** START Supplied information **

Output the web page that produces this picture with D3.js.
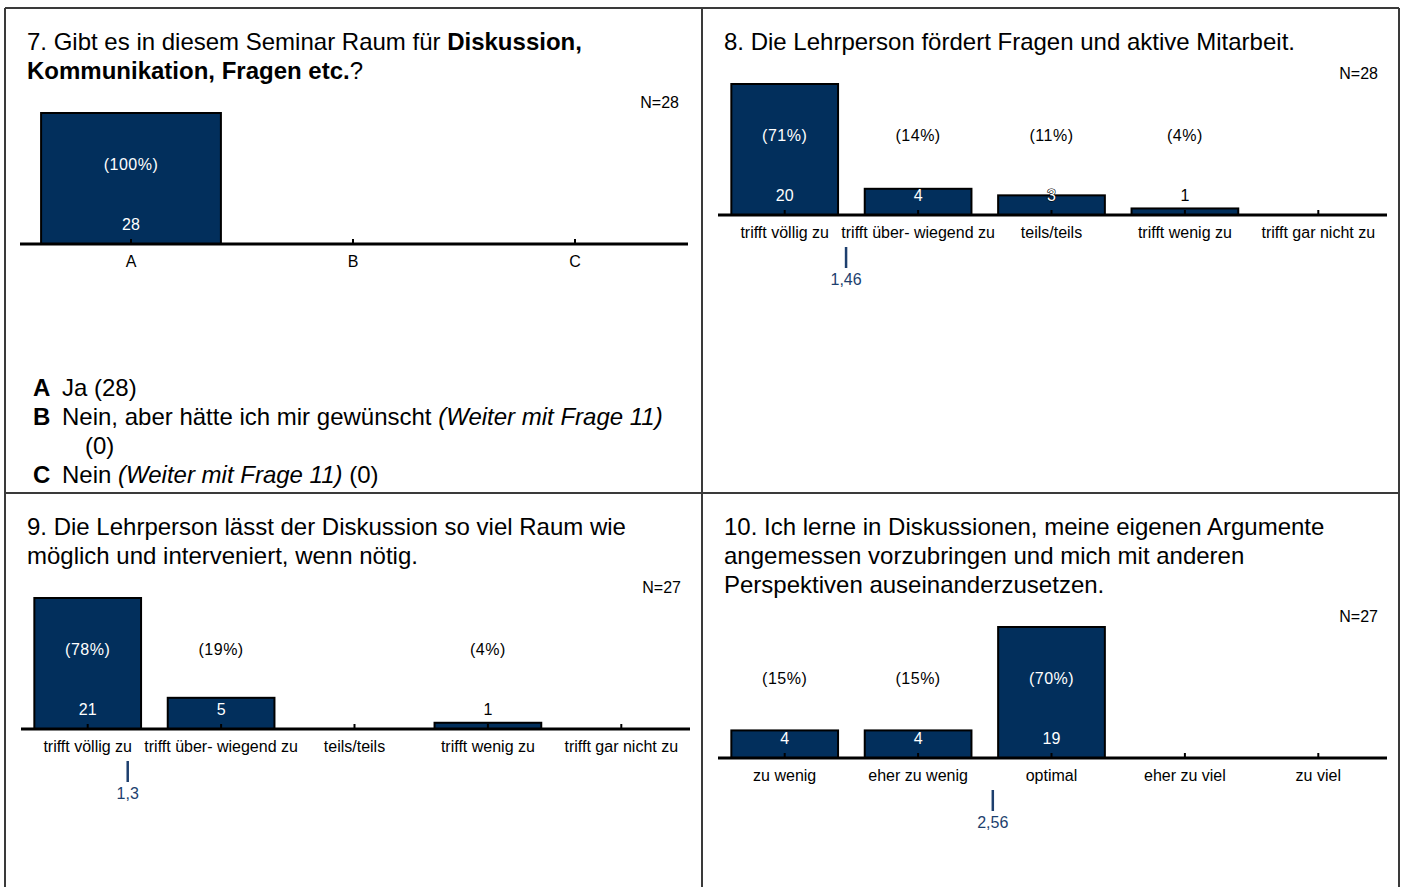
<!DOCTYPE html>
<html>
<head>
<meta charset="utf-8">
<script src="https://cdn.jsdelivr.net/npm/d3@7"></script>
<style>
  body { margin: 0; background: #fff; }
  svg { display: block; font-family: "Liberation Sans", Arial, sans-serif; }
</style>
</head>
<body>
<div class="svg-container"></div>
<script>
// data
var abcCategories = ["A", "B", "C"];
var q7Counts = [28, 0, 0];
var q7Percent = [100, 0, 0];
var q7N = 28;

var agreeCategories = ["trifft völlig zu", "trifft über- wiegend zu", "teils/teils", "trifft wenig zu", "trifft gar nicht zu"];
var q8Counts = [20, 4, 3, 1, 0];
var q8Percent = [71, 14, 11, 4, 0];
var q8N = 28;
var q8Mean = 1.46;

var q9Counts = [21, 5, 0, 1, 0];
var q9Percent = [78, 19, 0, 4, 0];
var q9N = 27;
var q9Mean = 1.3;

var amountCategories = ["zu wenig", "eher zu wenig", "optimal", "eher zu viel", "zu viel"];
var q10Counts = [4, 4, 19, 0, 0];
var q10Percent = [15, 15, 70, 0, 0];
var q10N = 27;
var q10Mean = 2.56;

var navy = "#022f5c";
var meanColor = "#1d3f6e";

var svg = d3.select(".svg-container").append("svg")
    .attr("width", 1401)
    .attr("height", 887);

// grid lines
var gridColor = "#3a3a3a";
svg.append("line").attr("x1", 5).attr("x2", 1399).attr("y1", 8).attr("y2", 8)
    .attr("stroke", gridColor).attr("stroke-width", 2);
svg.append("line").attr("x1", 5).attr("x2", 1399).attr("y1", 493).attr("y2", 493)
    .attr("stroke", gridColor).attr("stroke-width", 2);
svg.append("line").attr("x1", 5).attr("x2", 5).attr("y1", 8).attr("y2", 887)
    .attr("stroke", gridColor).attr("stroke-width", 2);
svg.append("line").attr("x1", 702).attr("x2", 702).attr("y1", 8).attr("y2", 887)
    .attr("stroke", gridColor).attr("stroke-width", 2);
svg.append("line").attr("x1", 1399).attr("x2", 1399).attr("y1", 8).attr("y2", 887)
    .attr("stroke", gridColor).attr("stroke-width", 2);

// title: array of lines, each line array of [text, bold]
function drawTitle(x, y, lines) {
    lines.forEach(function(parts, i) {
        var t = svg.append("text")
            .attr("x", x)
            .attr("y", y + i * 29)
            .style("font-size", "24px")
            .attr("fill", "#000");
        parts.forEach(function(p) {
            t.append("tspan").text(p[0]).style("font-weight", p[1] ? "bold" : "normal");
        });
    });
}

function drawPanel(opts) {
    var base = opts.base;
    var x = d3.scaleBand()
        .domain(opts.categories)
        .range(opts.range)
        .paddingInner(opts.padding)
        .paddingOuter(opts.padding / 2);
    var maxCount = d3.max(opts.counts);
    var y = d3.scaleLinear().domain([0, maxCount]).range([base, base - 131]);

    var g = svg.append("g");
    var data = opts.categories.map(function(c, i) {
        return { cat: c, count: opts.counts[i], pct: opts.percent[i] };
    });

    // N label
    g.append("text")
        .attr("x", opts.range[1] - 7)
        .attr("y", base - 136)
        .attr("text-anchor", "end")
        .style("font-size", "16px")
        .text("N=" + opts.n);

    // bars
    g.selectAll(".bar").data(data).enter().append("rect")
        .attr("class", "bar")
        .attr("x", function(d) { return x(d.cat); })
        .attr("y", function(d) { return y(d.count); })
        .attr("width", x.bandwidth())
        .attr("height", function(d) { return base - y(d.count); })
        .attr("fill", navy)
        .attr("stroke", "#000")
        .attr("stroke-width", 2);

    // axis
    var axis = g.append("g")
        .attr("transform", "translate(0," + base + ")")
        .call(d3.axisBottom(x).tickSize(0).tickFormat(""));
    axis.select(".domain").remove();
    g.append("line")
        .attr("x1", opts.range[0]).attr("x2", opts.range[1] + 2)
        .attr("y1", base).attr("y2", base)
        .attr("stroke", "#000").attr("stroke-width", 3);
    g.selectAll(".tk").data(data).enter().append("line")
        .attr("x1", function(d) { return x(d.cat) + x.bandwidth() / 2; })
        .attr("x2", function(d) { return x(d.cat) + x.bandwidth() / 2; })
        .attr("y1", base - 5).attr("y2", base)
        .attr("stroke", "#000").attr("stroke-width", 2);

    // category labels
    g.selectAll(".cl").data(data).enter().append("text")
        .attr("x", function(d) { return x(d.cat) + x.bandwidth() / 2; })
        .attr("y", base + 23)
        .attr("text-anchor", "middle")
        .style("font-size", "16px")
        .text(function(d) { return d.cat; });

    // percentages
    g.selectAll(".pl").data(data.filter(function(d) { return d.count > 0; })).enter().append("text")
        .attr("x", function(d) { return x(d.cat) + x.bandwidth() / 2; })
        .attr("y", base - 74)
        .attr("text-anchor", "middle")
        .style("font-size", "16px")
        .style("letter-spacing", "0.5px")
        .attr("fill", function(d) { return y(d.count) < base - 90 ? "#fff" : "#000"; })
        .text(function(d) { return "(" + d.pct + "%)"; });

    // counts
    g.selectAll(".nl").data(data.filter(function(d) { return d.count > 0; })).enter().append("text")
        .attr("x", function(d) { return x(d.cat) + x.bandwidth() / 2; })
        .attr("y", base - 14)
        .attr("text-anchor", "middle")
        .style("font-size", "16px")
        .attr("fill", function(d) { return base - y(d.count) >= 12 ? "#fff" : "#000"; })
        .attr("stroke", function(d) {
            var h = base - y(d.count);
            return (h >= 12 && h < 24) ? "#000" : "none";
        })
        .attr("stroke-width", 1.2)
        .style("paint-order", "stroke")
        .text(function(d) { return d.count; });

    // mean marker
    if (opts.mean !== undefined) {
        var pos = d3.scaleLinear()
            .domain([1, opts.categories.length])
            .range([x(opts.categories[0]) + x.bandwidth() / 2,
                    x(opts.categories[opts.categories.length - 1]) + x.bandwidth() / 2]);
        g.append("line")
            .attr("x1", pos(opts.mean)).attr("x2", pos(opts.mean))
            .attr("y1", base + 32).attr("y2", base + 53)
            .attr("stroke", meanColor).attr("stroke-width", 2.5);
        g.append("text")
            .attr("x", pos(opts.mean))
            .attr("y", base + 70)
            .attr("text-anchor", "middle")
            .style("font-size", "16px")
            .attr("fill", meanColor)
            .text(String(opts.mean).replace(".", ","));
    }
}

// 7
drawTitle(27, 50, [
    [["7. Gibt es in diesem Seminar Raum für ", false], ["Diskussion,", true]],
    [["Kommunikation, Fragen etc.", true], ["?", false]]
]);
drawPanel({ categories: abcCategories, counts: q7Counts, percent: q7Percent, n: q7N,
    base: 244, range: [20, 686], padding: 0.19 });

// legend for 7
var legend = [
    { key: "A", parts: [["Ja (28)", false]] },
    { key: "B", parts: [["Nein, aber hätte ich mir gewünscht ", false], ["(Weiter mit Frage 11)", true]], extra: "(0)" },
    { key: "C", parts: [["Nein ", false], ["(Weiter mit Frage 11)", true], [" (0)", false]] }
];
var ly = 396;
legend.forEach(function(l) {
    svg.append("text").attr("x", 33).attr("y", ly)
        .style("font-size", "24px").style("font-weight", "bold").text(l.key);
    var t = svg.append("text").attr("x", 62).attr("y", ly).style("font-size", "24px");
    l.parts.forEach(function(p) {
        t.append("tspan").text(p[0]).style("font-style", p[1] ? "italic" : "normal");
    });
    ly += 29;
    if (l.extra) {
        svg.append("text").attr("x", 85).attr("y", ly).style("font-size", "24px").text(l.extra);
        ly += 29;
    }
});

// 8
drawTitle(724, 50, [[["8. Die Lehrperson fördert Fragen und aktive Mitarbeit.", false]]]);
drawPanel({ categories: agreeCategories, counts: q8Counts, percent: q8Percent, n: q8N, mean: q8Mean,
    base: 215, range: [718, 1385], padding: 0.2 });

// 9
drawTitle(27, 535, [
    [["9. Die Lehrperson lässt der Diskussion so viel Raum wie", false]],
    [["möglich und interveniert, wenn nötig.", false]]
]);
drawPanel({ categories: agreeCategories, counts: q9Counts, percent: q9Percent, n: q9N, mean: q9Mean,
    base: 729, range: [21, 688], padding: 0.2 });

// 10
drawTitle(724, 535, [
    [["10. Ich lerne in Diskussionen, meine eigenen Argumente", false]],
    [["angemessen vorzubringen und mich mit anderen", false]],
    [["Perspektiven auseinanderzusetzen.", false]]
]);
drawPanel({ categories: amountCategories, counts: q10Counts, percent: q10Percent, n: q10N, mean: q10Mean,
    base: 758, range: [718, 1385], padding: 0.2 });
</script>
</body>
</html>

** END Supplied information **

• _What the task requires_
Repeat, exactly and in full, each line from the start of the data to the line that contains "var q8Mean = 1.46;". Pictures do not go in.

• _Solution_
Output the web page that produces this picture with D3.js.
<!DOCTYPE html>
<html>
<head>
<meta charset="utf-8">
<script src="https://cdn.jsdelivr.net/npm/d3@7"></script>
<style>
  body { margin: 0; background: #fff; }
  svg { display: block; font-family: "Liberation Sans", Arial, sans-serif; }
</style>
</head>
<body>
<div class="svg-container"></div>
<script>
// data
var abcCategories = ["A", "B", "C"];
var q7Counts = [28, 0, 0];
var q7Percent = [100, 0, 0];
var q7N = 28;

var agreeCategories = ["trifft völlig zu", "trifft über- wiegend zu", "teils/teils", "trifft wenig zu", "trifft gar nicht zu"];
var q8Counts = [20, 4, 3, 1, 0];
var q8Percent = [71, 14, 11, 4, 0];
var q8N = 28;
var q8Mean = 1.46;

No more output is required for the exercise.